Trittsteine sind wichtig
Eine funktionierende Vernetzung ist nicht nur für die Fische wichtig, auch für alle anderen Wasserlebewesen ist sie essentiell: sei es um an geeignete Rückzugsorte zu gelangen, Nahrung zu finden, sich fortzupflanzen oder neue Lebensräume zu erschliessen. Der Lachs stieg früher mindestens bis Bischofszell auf - darum gilt der ganze Unterlauf der Thur als Wiederbesiedlungsgebiet für diesen Fisch (aus: Dönni, W., Spalinger, L., Knutti, A. 2016: Die Rückkehr des Lachses in der Schweiz – Potential und Perspektiven. Auslegeordnung. Studie im Auftrag des Bundesamtes für Umwelt, 2016). Zu kleine, isolierte Populationen sind langfristig nicht überlebensfähig. Dabei dürfen ökologisch intakte Gewässerabschnitte nicht zu weit voneinander entfernt liegen, damit ein gewisser Austausch untereinander funktionieren kann. Man spricht von Trittsteinen entlang eines Korridors. Da durch die Besiedlung und die intensive landwirtschaftliche Nutzung ein Grossteil der Fläche für viele Tiere und Pflanzen mehr oder weniger lebensfeindlich geworden ist, werden diese Trittsteine notwendig, damit sich Individuen trotzdem austauschen können. In regelmässigen Abständen sollen Bereiche mit Biotopfunktion erhalten oder neu geschaffen werden.

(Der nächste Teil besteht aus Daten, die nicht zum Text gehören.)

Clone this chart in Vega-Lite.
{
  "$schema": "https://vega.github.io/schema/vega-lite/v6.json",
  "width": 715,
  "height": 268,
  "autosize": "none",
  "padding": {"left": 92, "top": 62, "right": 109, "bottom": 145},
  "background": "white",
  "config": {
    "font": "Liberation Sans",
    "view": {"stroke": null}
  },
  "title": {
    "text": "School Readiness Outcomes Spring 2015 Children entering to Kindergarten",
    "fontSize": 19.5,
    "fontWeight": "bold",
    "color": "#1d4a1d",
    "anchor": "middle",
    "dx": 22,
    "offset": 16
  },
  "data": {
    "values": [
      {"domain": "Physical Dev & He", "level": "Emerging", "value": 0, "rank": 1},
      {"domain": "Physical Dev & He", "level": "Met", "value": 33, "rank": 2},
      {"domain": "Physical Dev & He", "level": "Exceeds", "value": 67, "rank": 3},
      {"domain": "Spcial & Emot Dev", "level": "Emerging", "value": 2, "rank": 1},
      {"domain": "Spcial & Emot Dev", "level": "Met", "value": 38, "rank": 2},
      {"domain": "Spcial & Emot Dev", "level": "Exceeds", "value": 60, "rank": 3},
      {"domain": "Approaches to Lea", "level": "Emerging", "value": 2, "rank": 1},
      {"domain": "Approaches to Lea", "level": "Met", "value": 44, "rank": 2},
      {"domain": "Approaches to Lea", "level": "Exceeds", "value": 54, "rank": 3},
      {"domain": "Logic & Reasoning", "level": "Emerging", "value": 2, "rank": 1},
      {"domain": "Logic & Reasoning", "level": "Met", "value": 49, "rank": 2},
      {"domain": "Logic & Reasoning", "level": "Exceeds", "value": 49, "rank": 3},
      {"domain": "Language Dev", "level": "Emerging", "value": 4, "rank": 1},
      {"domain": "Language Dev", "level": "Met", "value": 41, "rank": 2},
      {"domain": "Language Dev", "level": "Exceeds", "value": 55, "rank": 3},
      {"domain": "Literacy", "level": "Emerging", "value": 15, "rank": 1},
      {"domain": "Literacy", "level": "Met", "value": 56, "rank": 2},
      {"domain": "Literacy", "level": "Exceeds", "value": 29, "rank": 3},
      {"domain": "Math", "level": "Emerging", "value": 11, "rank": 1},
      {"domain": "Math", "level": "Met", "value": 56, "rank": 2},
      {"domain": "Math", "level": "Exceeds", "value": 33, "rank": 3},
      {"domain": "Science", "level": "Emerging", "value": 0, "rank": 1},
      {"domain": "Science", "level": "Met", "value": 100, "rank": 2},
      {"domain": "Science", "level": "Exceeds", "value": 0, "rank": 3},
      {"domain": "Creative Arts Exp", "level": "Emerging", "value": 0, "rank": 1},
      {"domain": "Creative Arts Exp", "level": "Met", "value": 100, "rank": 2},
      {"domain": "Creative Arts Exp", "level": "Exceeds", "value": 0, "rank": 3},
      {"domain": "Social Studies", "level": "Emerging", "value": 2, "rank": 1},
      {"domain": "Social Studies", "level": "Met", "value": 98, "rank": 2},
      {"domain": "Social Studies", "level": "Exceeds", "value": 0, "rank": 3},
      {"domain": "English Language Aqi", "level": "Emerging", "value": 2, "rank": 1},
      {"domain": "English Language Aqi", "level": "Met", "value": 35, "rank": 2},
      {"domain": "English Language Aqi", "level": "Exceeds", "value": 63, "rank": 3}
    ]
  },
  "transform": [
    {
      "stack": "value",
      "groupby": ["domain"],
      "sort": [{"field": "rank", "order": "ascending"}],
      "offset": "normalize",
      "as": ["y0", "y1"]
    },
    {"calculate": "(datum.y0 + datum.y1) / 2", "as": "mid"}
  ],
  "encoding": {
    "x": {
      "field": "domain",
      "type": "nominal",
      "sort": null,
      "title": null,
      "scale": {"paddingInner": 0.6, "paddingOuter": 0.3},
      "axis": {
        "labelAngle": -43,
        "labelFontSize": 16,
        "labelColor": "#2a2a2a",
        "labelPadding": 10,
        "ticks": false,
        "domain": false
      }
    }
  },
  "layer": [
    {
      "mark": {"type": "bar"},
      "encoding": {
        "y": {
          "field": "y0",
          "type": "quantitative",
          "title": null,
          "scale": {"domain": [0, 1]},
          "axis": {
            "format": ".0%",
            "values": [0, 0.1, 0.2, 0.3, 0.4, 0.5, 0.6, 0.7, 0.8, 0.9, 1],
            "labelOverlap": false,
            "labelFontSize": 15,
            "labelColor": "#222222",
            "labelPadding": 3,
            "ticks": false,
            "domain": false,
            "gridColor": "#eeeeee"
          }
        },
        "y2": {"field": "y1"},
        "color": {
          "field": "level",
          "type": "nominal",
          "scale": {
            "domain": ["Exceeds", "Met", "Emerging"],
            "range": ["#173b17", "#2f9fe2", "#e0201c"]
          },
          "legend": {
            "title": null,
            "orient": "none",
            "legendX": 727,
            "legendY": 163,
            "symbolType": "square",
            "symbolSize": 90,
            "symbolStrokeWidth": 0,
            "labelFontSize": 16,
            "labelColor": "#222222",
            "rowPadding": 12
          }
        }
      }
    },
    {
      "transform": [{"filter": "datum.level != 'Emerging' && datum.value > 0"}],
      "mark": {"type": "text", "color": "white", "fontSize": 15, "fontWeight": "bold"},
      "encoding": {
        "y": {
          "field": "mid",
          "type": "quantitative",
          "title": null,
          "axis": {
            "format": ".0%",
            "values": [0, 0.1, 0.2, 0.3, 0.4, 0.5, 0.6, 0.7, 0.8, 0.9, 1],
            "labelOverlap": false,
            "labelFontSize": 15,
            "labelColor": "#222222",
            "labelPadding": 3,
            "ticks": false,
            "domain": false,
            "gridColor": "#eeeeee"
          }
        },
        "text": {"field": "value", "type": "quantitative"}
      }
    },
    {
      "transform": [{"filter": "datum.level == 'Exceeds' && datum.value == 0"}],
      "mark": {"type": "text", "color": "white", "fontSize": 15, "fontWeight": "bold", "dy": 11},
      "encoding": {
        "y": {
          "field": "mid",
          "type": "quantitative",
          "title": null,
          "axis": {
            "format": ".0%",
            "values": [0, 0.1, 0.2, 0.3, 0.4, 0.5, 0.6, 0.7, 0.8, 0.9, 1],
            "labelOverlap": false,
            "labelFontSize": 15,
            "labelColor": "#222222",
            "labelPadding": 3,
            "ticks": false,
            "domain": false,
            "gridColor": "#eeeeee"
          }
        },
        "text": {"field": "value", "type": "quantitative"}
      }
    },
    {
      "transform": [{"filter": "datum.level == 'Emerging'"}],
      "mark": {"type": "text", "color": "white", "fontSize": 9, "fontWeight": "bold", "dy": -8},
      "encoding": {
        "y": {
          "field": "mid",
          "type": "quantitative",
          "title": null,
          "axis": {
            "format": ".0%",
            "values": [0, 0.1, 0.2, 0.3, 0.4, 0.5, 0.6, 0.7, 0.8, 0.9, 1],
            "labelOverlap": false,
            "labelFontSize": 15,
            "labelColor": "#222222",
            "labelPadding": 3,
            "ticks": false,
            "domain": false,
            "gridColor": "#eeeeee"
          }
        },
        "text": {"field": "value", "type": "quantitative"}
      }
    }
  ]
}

Die Trittsteine sollen dabei nicht mehr als 2 km auseinander liegen.
Übergangszonen schaffen
Damit dieser Austausch funktioniert, sind also einerseits geeignete Flächen zu erhalten bzw. neu zu schaffen, andererseits muss dafür gesorgt werden, dass die Durchlässigkeit der umgebenden Landschaft gegeben ist und diese Flächen auch erreicht werden können.
Leider sind die Ufer der Thur im heutigen Zustand beinahe durchgehend hart verbaut und die Quervernetzung mit dem Umland deshalb nicht gegeben. Die steilen, verbauten Ufer, die fehlende Ufervegetation und die teilweise intensive Nutzung der Vorländer unterbinden die Uferdynamik und verhindern die Entwicklung einer amphibischen Übergangszone mit Kraut- und Röhrichtsaum oder verschiedenen Gehölzen. Ausserdem behindern sie den Wildwechsel.